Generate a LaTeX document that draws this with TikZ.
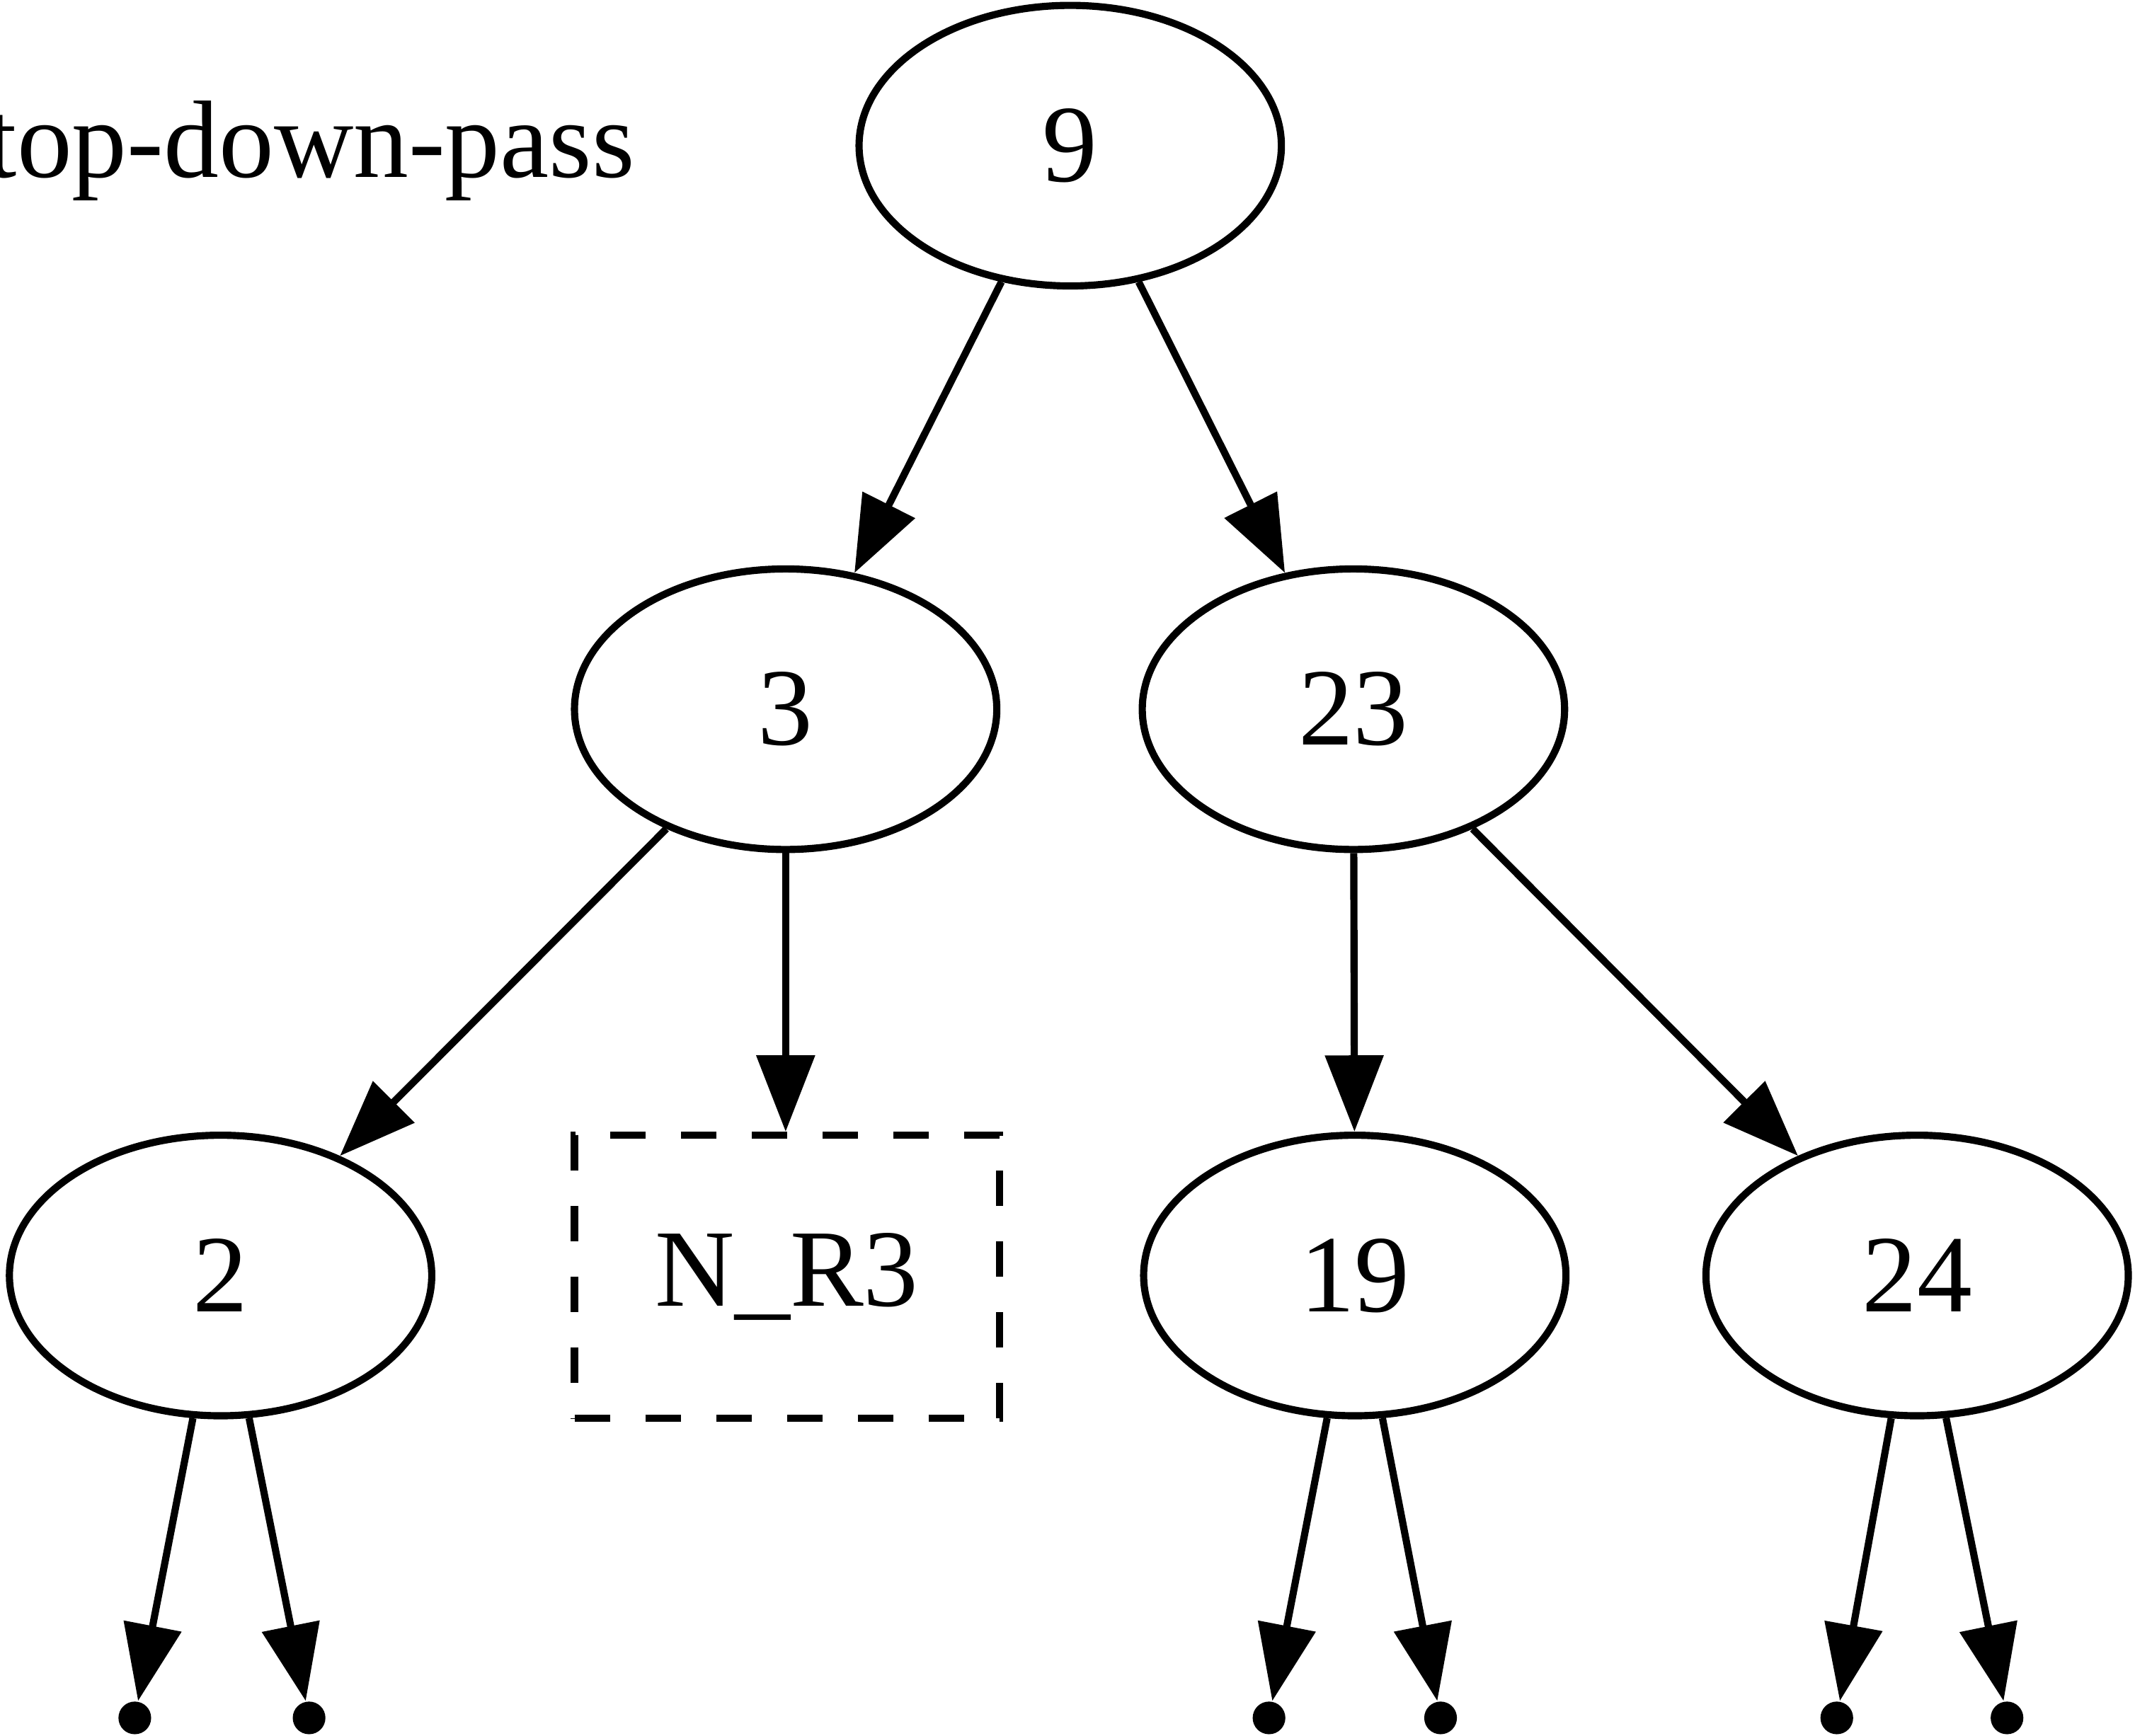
\documentclass[tikz,border=0pt]{standalone}
\usepackage{fontspec}
\setmainfont{Liberation Serif}
\usetikzlibrary{arrows.meta, shapes.geometric}

\begin{document}
\begin{tikzpicture}[x=0.01cm, y=-0.01cm, >={Triangle[length=0.56cm, width=0.42cm]},
    vertex/.style={ellipse, draw, line width=1.5pt, minimum width=3.1cm, minimum height=2.06cm, inner sep=0pt, font=\fontsize{23}{27}\selectfont},
    nullbox/.style={rectangle, draw, line width=1.5pt, dash pattern=on 0.26cm off 0.26cm, minimum width=3.12cm, minimum height=2.08cm, inner sep=0pt, font=\fontsize{23}{27}\selectfont},
    leaf/.style={circle, fill, inner sep=0pt, minimum size=0.24cm},
    edge/.style={->, line width=1.5pt}]
    \useasboundingbox (0,0) rectangle (1568,1275);

    % Titel
    \node[anchor=base east, inner sep=0pt, font=\fontsize{23}{27}\selectfont] (title) at (467,130) {top-down-pass};

    % Knoten
    \node[vertex] (n9) at (786,107) {9};
    \node[vertex] (n3) at (577,521) {3};
    \node[vertex] (n23) at (994,521) {23};
    \node[vertex] (n2) at (162,937) {2};
    \node[nullbox] (nr3) at (578,938) {N\_R3};
    \node[vertex] (n19) at (995,937) {19};
    \node[vertex] (n24) at (1408,937) {24};

    % Blaetter
    \node[leaf] (l1) at (99,1262) {};
    \node[leaf] (l2) at (227,1262) {};
    \node[leaf] (l3) at (932,1262) {};
    \node[leaf] (l4) at (1058,1262) {};
    \node[leaf] (l5) at (1349,1262) {};
    \node[leaf] (l6) at (1474,1262) {};

    % Kanten
    \draw[edge] (n9) -- (n3);
    \draw[edge] (n9) -- (n23);
    \draw[edge] (n3) -- (n2);
    \draw[edge] (n3.south) -- (n3.south |- nr3.north);
    \draw[edge] (n23) -- (n19);
    \draw[edge] (n23) -- (n24);
    \draw[edge] (n2) -- (l1);
    \draw[edge] (n2) -- (l2);
    \draw[edge] (n19) -- (l3);
    \draw[edge] (n19) -- (l4);
    \draw[edge] (n24) -- (l5);
    \draw[edge] (n24) -- (l6);
\end{tikzpicture}
\end{document}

───

What the task asks
Exclude the pictures, and transcribe all of the material exactly.

Written answer
Generate a LaTeX document that draws this with TikZ.
\documentclass[tikz,border=0pt]{standalone}
\usepackage{fontspec}
\setmainfont{Liberation Serif}
\usetikzlibrary{arrows.meta, shapes.geometric}

\begin{document}
\begin{tikzpicture}[x=0.01cm, y=-0.01cm, >={Triangle[length=0.56cm, width=0.42cm]},
    vertex/.style={ellipse, draw, line width=1.5pt, minimum width=3.1cm, minimum height=2.06cm, inner sep=0pt, font=\fontsize{23}{27}\selectfont},
    nullbox/.style={rectangle, draw, line width=1.5pt, dash pattern=on 0.26cm off 0.26cm, minimum width=3.12cm, minimum height=2.08cm, inner sep=0pt, font=\fontsize{23}{27}\selectfont},
    leaf/.style={circle, fill, inner sep=0pt, minimum size=0.24cm},
    edge/.style={->, line width=1.5pt}]
    \useasboundingbox (0,0) rectangle (1568,1275);

    % Titel
    \node[anchor=base east, inner sep=0pt, font=\fontsize{23}{27}\selectfont] (title) at (467,130) {top-down-pass};

    % Knoten
    \node[vertex] (n9) at (786,107) {9};
    \node[vertex] (n3) at (577,521) {3};
    \node[vertex] (n23) at (994,521) {23};
    \node[vertex] (n2) at (162,937) {2};
    \node[nullbox] (nr3) at (578,938) {N\_R3};
    \node[vertex] (n19) at (995,937) {19};
    \node[vertex] (n24) at (1408,937) {24};

    % Blaetter
    \node[leaf] (l1) at (99,1262) {};
    \node[leaf] (l2) at (227,1262) {};
    \node[leaf] (l3) at (932,1262) {};
    \node[leaf] (l4) at (1058,1262) {};
    \node[leaf] (l5) at (1349,1262) {};
    \node[leaf] (l6) at (1474,1262) {};

    % Kanten
    \draw[edge] (n9) -- (n3);
    \draw[edge] (n9) -- (n23);
    \draw[edge] (n3) -- (n2);
    \draw[edge] (n3.south) -- (n3.south |- nr3.north);
    \draw[edge] (n23) -- (n19);
    \draw[edge] (n23) -- (n24);
    \draw[edge] (n2) -- (l1);
    \draw[edge] (n2) -- (l2);
    \draw[edge] (n19) -- (l3);
    \draw[edge] (n19) -- (l4);
    \draw[edge] (n24) -- (l5);
    \draw[edge] (n24) -- (l6);
\end{tikzpicture}
\end{document}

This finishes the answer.